Sixth: "AI and Media Literacy: The New Frontiers of Disinformation" highlighted the profound impact of tools like "ChatGPT" on the media landscape. While artificial intelligence offers benefits, it also introduces challenges, particularly in combating misinformation.

For industry leaders, this represents another signal of the importance of media literacy, both within the media sector and more widely in the public space. It is more vital than ever that journalists are equipped with the tools and critical thinking processes to dissect, assess, and understand mass information flows, but also the general public given the multitude of sources the average news consumer refers to each day.

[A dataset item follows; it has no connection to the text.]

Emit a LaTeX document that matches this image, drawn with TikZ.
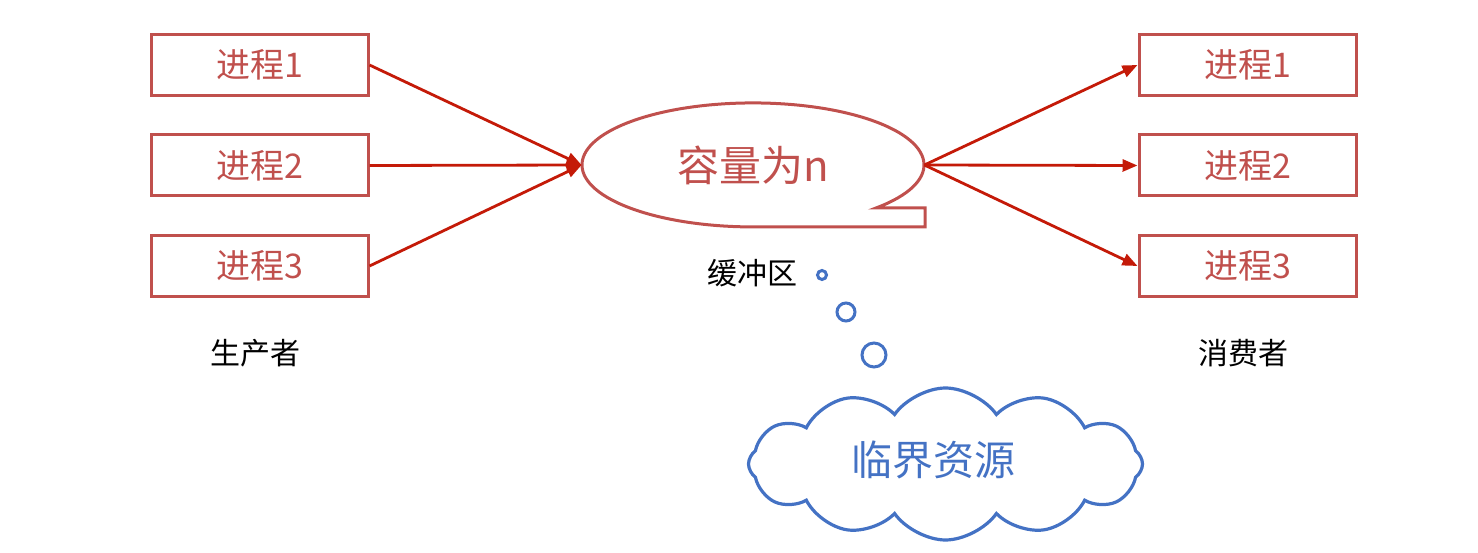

Seventh: "Environmental Journalism: Bridging the Divide Between Readers and Issues" discussed the critical role of environmental journalism in addressing the impact of climate change. Despite widespread coverage, engaging audiences remains challenging, particularly outside crisis situations.

This section emphasised the responsibility of journalists to convey complex scientific information effectively and promote environmental stewardship. It called for media entities to re-engage audiences by simplifying scientific concepts and shed light on practical solutions to environmental challenges.

Eighth: "Data Journalism: A Powerful Tool – in the Right Hands" examined the growing significance of data in news production. It highlighted the challenges journalists face in translating raw data into compelling stories while maintaining accuracy and impartiality.

This chapter underscored the importance of responsible data translation and interpretation, cautioning against using unreliable or biased data. It also addressed controversies surrounding data journalism and media representation.